El optimismo siempre ha tenido mala fama. Vivimos una especie de glorificación del malditismo, de la hosquedad e incluso del carácter agrio, quizá por influencia de la literatura.

A mí también me resultan mucho más interesantes los escritores autodestructivos y atormentados; hay algo oscuramente hermoso, incluso trágico, en la obra del austriaco Joseph Roth que no encontramos, por ejemplo, en la juguetona prosa del británico Gilbert Keith Chesterton.

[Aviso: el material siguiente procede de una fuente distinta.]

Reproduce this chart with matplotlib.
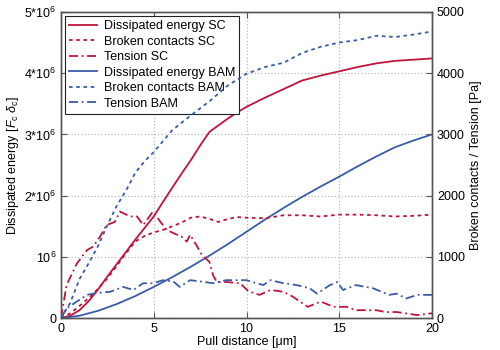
import matplotlib
matplotlib.use("Agg")
import matplotlib.pyplot as plt

plt.rcParams["font.family"] = ["Liberation Sans", "DejaVu Sans"]
plt.rcParams["mathtext.fontset"] = "custom"
plt.rcParams["mathtext.rm"] = "Liberation Sans"
plt.rcParams["mathtext.it"] = "Liberation Sans:italic"
plt.rcParams["mathtext.sf"] = "Liberation Sans"

RED = "#c0143c"
BLUE = "#3a5ba6"

# Dissipated energy (left axis, units of 1e6)
x_e_sc = [0, 0.5, 1, 1.5, 2, 2.5, 3, 3.5, 4, 4.5, 5, 5.5, 6, 6.5, 7, 7.5, 8, 8.5, 9, 9.5,
          10, 11, 12, 13, 14, 15, 16, 17, 18, 19, 20]
e_sc = [0, 0.04, 0.13, 0.28, 0.47, 0.68, 0.88, 1.08, 1.28, 1.47, 1.66, 1.9, 2.13, 2.36, 2.58,
        2.82, 3.04, 3.15, 3.26, 3.36, 3.45, 3.6, 3.74, 3.88, 3.96, 4.03, 4.1, 4.16, 4.2, 4.22, 4.24]

x_e_bam = [0, 1, 2, 3, 4, 5, 6, 7, 8, 9, 10, 11, 12, 13, 14, 15, 16, 17, 18, 19, 20]
e_bam = [0, 0.04, 0.12, 0.23, 0.36, 0.51, 0.67, 0.84, 1.02, 1.21, 1.41, 1.61, 1.8, 1.98,
         2.15, 2.31, 2.48, 2.64, 2.79, 2.9, 3.0]

# Broken contacts (right axis)
x_b_sc = [0, 0.5, 1, 1.5, 2, 2.5, 3, 3.5, 4, 4.5, 5, 5.5, 6, 6.5, 7, 7.5, 8, 8.5, 9, 9.5,
          10, 11, 12, 13, 14, 15, 16, 17, 18, 19, 20]
b_sc = [0, 80, 200, 330, 480, 650, 850, 1060, 1250, 1340, 1400, 1440, 1500, 1560, 1640, 1660,
        1620, 1570, 1620, 1650, 1640, 1630, 1680, 1680, 1660, 1690, 1690, 1680, 1660, 1670, 1690]

x_b_bam = [0, 0.5, 1, 1.5, 2, 2.5, 3, 3.5, 4, 4.5, 5, 6, 7, 8, 9, 10, 11, 12, 13, 14, 15,
           16, 17, 18, 19, 20]
b_bam = [0, 250, 640, 900, 1180, 1520, 1830, 2080, 2370, 2560, 2710, 3070, 3310, 3540, 3800,
         3990, 4100, 4170, 4330, 4430, 4500, 4540, 4610, 4590, 4630, 4680]

# Tension (right axis)
x_t_sc = [0, 0.3, 0.85, 1.4, 1.74, 2.1, 2.46, 2.9, 3.18, 3.72, 4.1, 4.43, 4.96, 5.34, 5.7,
          6.05, 6.5, 6.78, 6.96, 7.3, 7.6, 8.0, 8.2, 8.4, 8.9, 9.65, 10.1, 10.7, 11.3, 12,
          12.5, 13.3, 14, 14.7, 15.4, 15.9, 17, 17.5, 18.1, 19.2, 20]
t_sc = [0, 540, 890, 1110, 1170, 1330, 1520, 1570, 1740, 1660, 1660, 1520, 1740, 1580, 1440,
        1390, 1330, 1250, 1360, 1190, 1030, 920, 700, 590, 590, 570, 440, 380, 460, 430,
        350, 185, 270, 185, 185, 130, 130, 100, 100, 50, 80]

x_t_bam = [0, 0.3, 0.85, 1.4, 1.92, 2.64, 3.35, 3.9, 4.43, 4.96, 5.5, 6.05, 6.4, 6.96, 7.5,
           8.2, 8.9, 10, 10.9, 11.3, 12, 12.7, 13.4, 13.8, 14.5, 14.9, 15.2, 15.9, 16.8,
           17.7, 18.1, 18.6, 19.2, 20]
t_bam = [0, 160, 270, 380, 410, 430, 510, 460, 570, 570, 620, 600, 510, 620, 600, 570, 620,
         620, 540, 620, 570, 540, 490, 400, 540, 590, 460, 540, 490, 380, 400, 320, 380, 380]

fig = plt.figure(figsize=(5, 3.5), dpi=100)
ax = fig.add_axes([0.122, 0.091, 0.742, 0.875])
ax2 = ax.twinx()

l1, = ax.plot(x_e_sc, [v * 1e6 for v in e_sc], "-", color=RED, lw=1.3, label="Dissipated energy SC")
l2, = ax2.plot(x_b_sc, b_sc, color=RED, lw=1.3, ls=(0, (2, 2)), label="Broken contacts SC")
l3, = ax2.plot(x_t_sc, t_sc, color=RED, lw=1.3, ls=(0, (5, 2, 1, 2)), label="Tension SC")
l4, = ax.plot(x_e_bam, [v * 1e6 for v in e_bam], "-", color=BLUE, lw=1.3, label="Dissipated energy BAM")
l5, = ax2.plot(x_b_bam, b_bam, color=BLUE, lw=1.3, ls=(0, (2, 2)), label="Broken contacts BAM")
l6, = ax2.plot(x_t_bam, t_bam, color=BLUE, lw=1.3, ls=(0, (5, 2, 1, 2)), label="Tension BAM")

ax.set_xlim(0, 20)
ax.set_ylim(0, 5e6)
ax2.set_ylim(0, 5000)
ax.set_xticks([0, 5, 10, 15, 20])
ax.set_yticks([0, 1e6, 2e6, 3e6, 4e6, 5e6])
ax.set_yticklabels(["0", "10$^6$", "2*10$^6$", "3*10$^6$", "4*10$^6$", "5*10$^6$"])
ax2.set_yticks([0, 1000, 2000, 3000, 4000, 5000])

ax.grid(True, color="#b0b0b0", ls=(0, (1, 2)), lw=0.8)
ax.tick_params(direction="in", labelsize=9, top=True, length=4, color="#555555")
ax2.tick_params(direction="in", labelsize=9, length=4, color="#555555")
for a in (ax, ax2):
    for s in a.spines.values():
        s.set_color("#555555")
        s.set_linewidth(1.0)

ax.set_xlabel("Pull distance [μm]", fontsize=9, labelpad=1)
ax.set_ylabel(r"Dissipated energy [$F_\mathrm{c}\ \delta_\mathrm{c}$]", fontsize=9, labelpad=2)
ax2.set_ylabel("Broken contacts / Tension [Pa]", fontsize=9, labelpad=4)

leg = ax.legend(handles=[l1, l2, l3, l4, l5, l6], loc="upper left", fontsize=9,
                fancybox=False, framealpha=1, edgecolor="#222222",
                borderaxespad=0.3, handlelength=2.2, handletextpad=0.55,
                labelspacing=0.28, borderpad=0.35)
leg.get_frame().set_linewidth(0.8)

fig.savefig("out.png", dpi=100)
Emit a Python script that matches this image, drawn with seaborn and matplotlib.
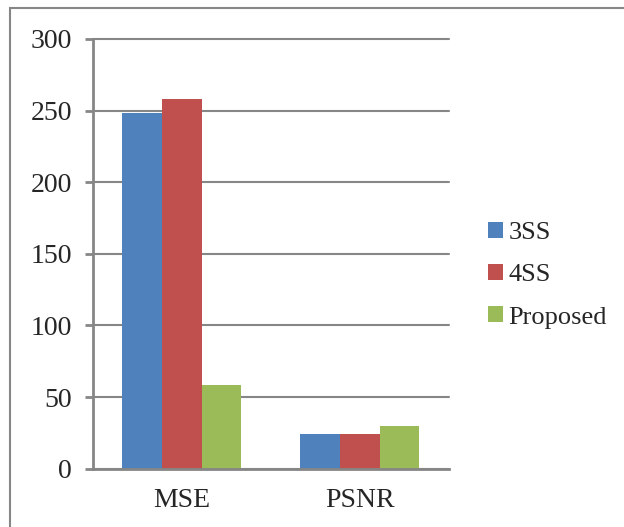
import pandas as pd
import matplotlib.pyplot as plt
import seaborn as sns
from matplotlib.patches import Rectangle

metrics = ['MSE', 'PSNR']
methods = ['3SS', '4SS', 'Proposed']
mse_vals = [248, 258, 58.3]
psnr_vals = [24, 24, 30]
colors = ['#4F81BD', '#C0504D', '#9BBB59']

data = pd.DataFrame({
    'Metric': ['MSE'] * 3 + ['PSNR'] * 3,
    'Method': methods * 2,
    'Value': mse_vals + psnr_vals,
})

sns.set_style('white')
plt.rcParams['font.family'] = ['Liberation Serif', 'DejaVu Serif']

fig = plt.figure(figsize=(6.24, 5.27), dpi=100)
ax = fig.add_axes([0.1486, 0.1106, 0.5704, 0.8154])

sns.barplot(x='Metric', y='Value', hue='Method', data=data, order=metrics,
            hue_order=methods, palette=colors, width=0.67, gap=0,
            linewidth=0, saturation=1, ax=ax)

ax.set_xlim(-0.5, 1.5)
ax.set_ylim(0, 300)
ax.set_yticks(range(0, 301, 50))
ax.set_xlabel('')
ax.set_ylabel('')
ax.grid(axis='y', color='#868686', linewidth=1.5)
for gl in ax.get_ygridlines():
    gl.set_clip_on(False)
ax.set_axisbelow(True)

axis_col = '#868686'
for s in ['top', 'right']:
    ax.spines[s].set_visible(False)
for s in ['left', 'bottom']:
    ax.spines[s].set_color(axis_col)
    ax.spines[s].set_linewidth(2)

ax.set_xticks([0, 1])
ax.set_xticklabels(metrics)
ax.set_xticks([-0.5, 0.5, 1.5], minor=True)
ax.tick_params(axis='x', which='major', length=0, pad=14, labelsize=20)
ax.tick_params(axis='x', which='minor', length=6, width=2, color=axis_col, direction='out')
ax.tick_params(axis='y', length=6, width=2, color=axis_col, direction='out',
               left=True, labelsize=20, pad=9)

leg = ax.legend(loc='center left', bbox_to_anchor=(1.045, 0.45), frameon=False,
                fontsize=19, handlelength=0.55, handleheight=0.55,
                handletextpad=0.2, labelspacing=0.75)

fig.patches.append(Rectangle((10 / 624, -0.05), 1.2, 1 - 8 / 527 + 0.05,
                             transform=fig.transFigure, fill=False,
                             edgecolor='#868686', linewidth=1.5))

fig.savefig('out.png', dpi=100)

Curiosamente, ambos fueron grandes bebedores, pero trasegaban de una manera diferente: con cada copa que vaciaba, Roth se hundía más y más en sus insondables abismos personales, mientras que Chesterton encontraba en el aroma del vino clarete un resumen de la belleza sustancial del mundo. En sus ratos de lucidez, Roth escribió una obra monumental y apasionante, pero acabó matándose con el cerebro encharcado, acosado por los fantasmas del delirium tremens. Chesterton murió en la cama, gordo, beatífico y hasta sonriente.

No necesito irme tan lejos. Mi padre superó tres cánceres, acabó con el corazón destrozado y murió demasiado joven. En algunos negocios fracasó, otros solo le salieron medio bien y además se quedó con ganas de viajar y de hacer muchas otras cosas. Pero siempre fue un optimista; incluso un optimista irracional. Creo que ese inexplicable gen ha caído ahora en mi hijo, al que apenas conoció. El otro día le pusieron un examencillo en el colegio. Le pregunté qué tal le había ido. Me contestó:

-Genial. Por lo menos un diez.

Luego me dijo que seguramente había fallado en dos o tres preguntas, pero que no creía que tuvieran ninguna importancia.

No sé si en las pasadas elecciones ganaron o no los suyos. En cualquier caso, les aconsejo fervientemente que lean a Joseph Roth y vivan como Chesterton.

 

(*) En la fotografía, el amigo Chesterton. No me digan que no tenía buena pinta.